Hubert Van Eyck engraving

Engraving
Attributed to Johannes Wierix, 1572.

Transcription of Inscription [Lampsonius]:

HUBERTO AB EYCK, IOANNIS FRATRI, PICTORI.
Quas modo communes cum fratre, Huberte, merenti
Attribuit laudes nostra Thalia tibi,
Si non sufficient : addatur et illa tua quod
Discipulus frater te superavit ope.
Hoc vestrum docet illud opus Gandense Philippum
Quod Regem tanto cepit amore sui :
Eius ut ad patrios mittendum exemplar Iberos
+Coxennii fieri iusserit ille manu.

+Michael Coxennius Mechlin:
in insignis hac aetate pictor

Translation of Inscription [Lampsonius]:

To Hubert van Eyck, brother of Jan, painter.

Hubert, if the praises which our Thalia1 recently attributed to you along with your deserving brother are not enough, let this [praise] of yours be added, that your brother, as your student, outdid you in ability2 That work of yours in Ghent3 teaches this, which filled Philip with such love of it,4 that he ordered a copy of it to be made by the hand of Coxennius, to be sent to his native Spaniards.

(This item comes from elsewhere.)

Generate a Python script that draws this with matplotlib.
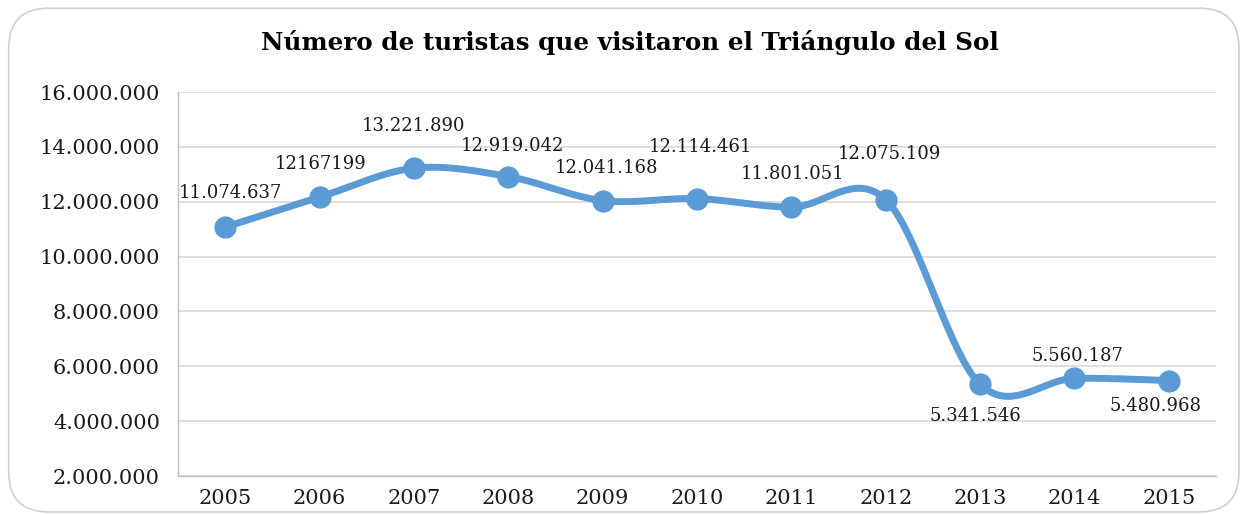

Note (referring to Coxennius) – Michael Coxennius of Mechelen, a famous painter of that age.


Hollstein 1994 no. 82

Karel Van Mander’s biography of Hubert van Eyck
Grove Art Online biography

View alongside the 1610 print

 

Footnotes:

  1. One of the muses.  Cf. The poem on Lucas van Leyden, “nostrae …Camenae”.
  2. “ope” could also mean “wealth”.  Either way, it’s hard to see (without knowing the context) how Hubert will feel this adds to his praises.
  3. This for “vestrum”, which is plural, so the work is being credited to both brothers.
  4. “amore sui” could also mean “love of himself”, but I am presuming that the author is referring to the Lam Gods.